Boom! Mister Rumi, you really got me there.

All my life, I felt this deep longing in my heart, as if I was incomplete. I was always looking for something. And this longing gave me the willingness to take a good and honest look in the mirror, again and again, looking for what is real and true beneath all the confusion of my heart and mind. I always felt this big urge to ‘clean up’ inside, digging deep into my discomfort, dying to free myself from all those big barriers I had felt ever since I was very young.

But I also realise that for so many years, I was searching for love in all the wrong places: in addiction, in dependence, in power games, and in pain. It took many rough life lessons for me to understand: Love is not a battlefield! Love is not a wicked game we play. Love does not hurt! (…even though I still love those songs ;-))

After years and years of trying much too hard to love and/or to be loved, having my heart broken over and over again, it was only when I finally found what I was looking for inside myself instead of searching for it on the outside, that the most beautiful love relationship I could ever dream of came into my life.

Also, this deep longing inside, this wish to feel whole and complete is what brought me to the yoga mat and it still is the fuel for my practice. Moving, breathing, sitting and chanting as tools to again and again melt through all these layers of illusion that are covering our true nature, which is love. Looking for something that has always been there.

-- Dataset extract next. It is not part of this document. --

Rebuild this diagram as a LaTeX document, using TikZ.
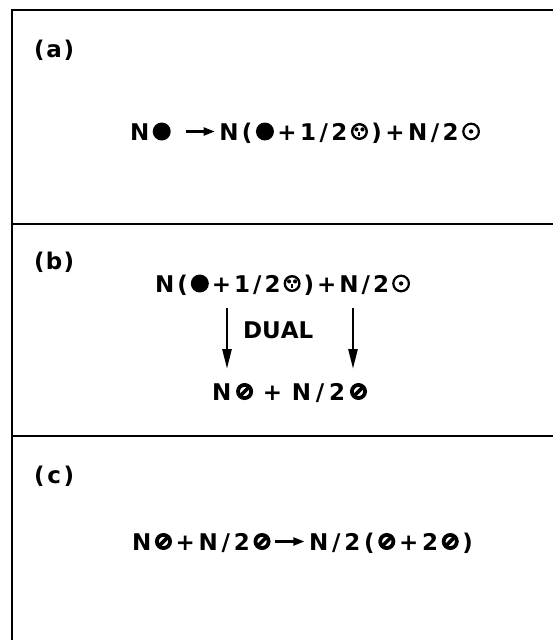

But when I try to describe what love actually is, it’s hard to find the right words. I mainly just end up thinking of all the things it’s not, a bit like in one of my favourite poems:

WHAT IT IS It is nonsense says reason It is what it is says love It is misfortune says calculation It is nothing but pain says fear It is what it is says love It is ridiculous says pride It is careless says caution It is impossible says experience It is what it is says love.

-Erich Fried

Maybe love is just beyond description. As soon as we try to find words for it, we make it smaller. When we try to define it, it is the mind trying to grasp something that can only exist when the mind finally stops grasping. A catch 22 that is asking for surrender. To something that is so much bigger than us, so much bigger than our stories and dramas, likes and dislikes, so much bigger than words.